Hernando County fifth-grade teacher Jenna Barbee got into hot water after she showed her students the film “Strange World,” the first Disney movie to feature an openly homosexual character and the biggest box-office flop of 2022.

School board member and parent Shannon Rodriguez raised the alarm about showing the film in class, triggering an investigation into Barbee by the school district and the Florida Department of Education.

“It is not a teacher’s job to impose their beliefs upon a child,” Rodriguez said about the incident during a recent school board meeting. “Religious, sexual orientation, gender identity, any of the above. But allowing movies such as this assist teachers in opening a door — and please hear me — they assist teachers in opening a door for conversations that have no place in our classrooms.”

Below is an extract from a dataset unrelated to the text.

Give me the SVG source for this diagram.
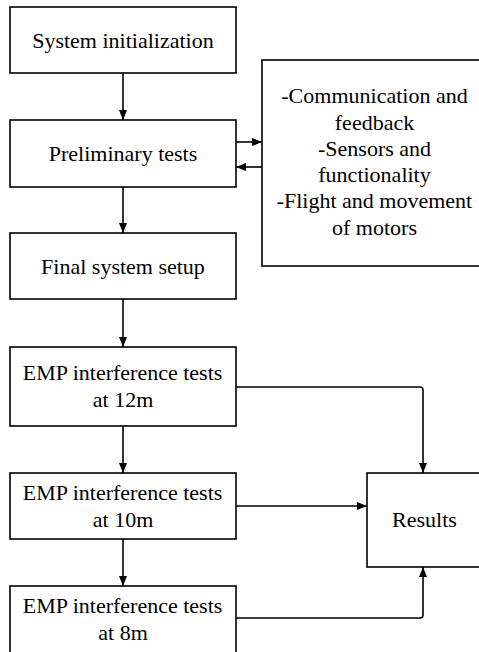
<svg xmlns="http://www.w3.org/2000/svg" width="479" height="652" viewBox="0 0 479 652">
<defs>
<marker id="ah" markerUnits="userSpaceOnUse" markerWidth="10" markerHeight="10" viewBox="0 0 10 10" refX="10" refY="5" orient="auto">
<path d="M0,1 L10,5 L0,9 Z" fill="#000"/>
</marker>
</defs>
<rect width="479" height="652" fill="#fff"/>
<g id="connectors" fill="none" stroke="#000" stroke-width="1.6">
<path d="M123,73 V120" marker-end="url(#ah)"/>
<path d="M123,187 V233" marker-end="url(#ah)"/>
<path d="M123,299 V347" marker-end="url(#ah)"/>
<path d="M123,426 V473" marker-end="url(#ah)"/>
<path d="M123,539 V586" marker-end="url(#ah)"/>
<path d="M236,142 H262" marker-end="url(#ah)"/>
<path d="M262,167 H236" marker-end="url(#ah)"/>
<path d="M236,387 H420 Q423,387 423,390 V473" marker-end="url(#ah)"/>
<path d="M236,506 H367" marker-end="url(#ah)"/>
<path d="M236,618 H420 Q423,618 423,615 V567" marker-end="url(#ah)"/>
</g>
<g id="n1"><rect fill="#fff" stroke="#000" stroke-width="1.6" x="10" y="7" width="226" height="66"/><text font-family="Liberation Serif" font-size="22" x="32.2" y="48">System initialization</text></g>
<g id="n2"><rect fill="#fff" stroke="#000" stroke-width="1.6" x="10" y="120" width="226" height="67"/><text font-family="Liberation Serif" font-size="22" x="48.8" y="161">Preliminary tests</text></g>
<g id="n3"><rect fill="#fff" stroke="#000" stroke-width="1.6" x="262" y="60" width="226" height="206"/>
<text font-family="Liberation Serif" font-size="22" x="281.3" y="103">-Communication and</text>
<text font-family="Liberation Serif" font-size="22" x="334.8" y="130">feedback</text>
<text font-family="Liberation Serif" font-size="22" x="318" y="156">-Sensors and</text>
<text font-family="Liberation Serif" font-size="22" x="318.3" y="182">functionality</text>
<text font-family="Liberation Serif" font-size="22" x="276.7" y="208">-Flight and movement</text>
<text font-family="Liberation Serif" font-size="22" x="332" y="235">of motors</text></g>
<g id="n4"><rect fill="#fff" stroke="#000" stroke-width="1.6" x="10" y="233" width="226" height="66"/><text font-family="Liberation Serif" font-size="22" x="41.1" y="274">Final system setup</text></g>
<g id="n5"><rect fill="#fff" stroke="#000" stroke-width="1.6" x="10" y="347" width="226" height="79"/><text font-family="Liberation Serif" font-size="22" x="22.8" y="380">EMP interference tests</text><text font-family="Liberation Serif" font-size="22" x="92.8" y="407">at 12m</text></g>
<g id="n6"><rect fill="#fff" stroke="#000" stroke-width="1.6" x="10" y="473" width="226" height="66"/><text font-family="Liberation Serif" font-size="22" x="22.8" y="500">EMP interference tests</text><text font-family="Liberation Serif" font-size="22" x="92.8" y="527">at 10m</text></g>
<g id="n7"><rect fill="#fff" stroke="#000" stroke-width="1.6" x="10" y="586" width="226" height="80"/><text font-family="Liberation Serif" font-size="22" x="22.8" y="613">EMP interference tests</text><text font-family="Liberation Serif" font-size="22" x="98.3" y="640">at 8m</text></g>
<g id="n8"><rect fill="#fff" stroke="#000" stroke-width="1.6" x="367" y="473" width="115" height="94"/><text font-family="Liberation Serif" font-size="22" x="392.1" y="527">Results</text></g>
</svg>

Barbee defended her decision to show the film during an interview with CNN on Tuesday, arguing that Florida under Republican Gov. Ron DeSantis is “trying to strip individuality and diversity to fit one common agenda,” and that parents who don’t want teachers talking with students about LGBT ideology don’t have rights over their children while they’re at school.

“What she’s missing and what these parents are missing is they’re not in the school system. That just shows me she’s ignorant and has not come and volunteered at all,” Barbee told “CNN This Morning” in response to Rodriguez’s comments. “These conversations, these doors, they’re open.”

Barbee noted that children in the classroom “have one-to-one devices” and are “able to pull up” things online that teachers “have to shut down.”

“These conversations, these doors that she’s talking about, that’s telling you I’m stripping her rights as a parent, those rights are gone when your child is in the public school system,” she said.

Barbee said students are already “talking about these things,” at school, “where they get 90% of their socialization for the day.”

“We can’t shut down every conversation every child has,” she said.

Barbee argued that showing children movies with homosexual characters is merely “representation,” not indoctrination, and that “pushing the beliefs that all these things are wrong, that is indoctrinating.”

It remains to be seen whether the Florida Department of Education and the Hernando School District will agree with Barbee’s assessment or will side with Rodriguez.

RELATED: Poll: Americans overwhelmingly oppose letting teachers indoctrinate kids with LGBT agenda

Florida’s Parental Rights in Education bill bans the teaching of LGBT ideology in Florida’s kindergarten through third grade classrooms and mandates that gender and sexuality-related instruction presented to older children be age-appropriate. On Wednesday, Gov. DeSantis signed a bill expanding the ban on LGBT ideology from pre-K through eighth grade in the Sunshine State.

Barbee’s remarks triggered outrage on social media. Catholic conservative commentator Matt Walsh, who has helped bring widespread public and legislative attention to the sexual indoctrination and mutilation of children via transgender ideology, reacted to Barbee’s comments by urging parents to “[g]et your kids out of the system.”

“Literally any other education option is preferable to the public school system,” he said.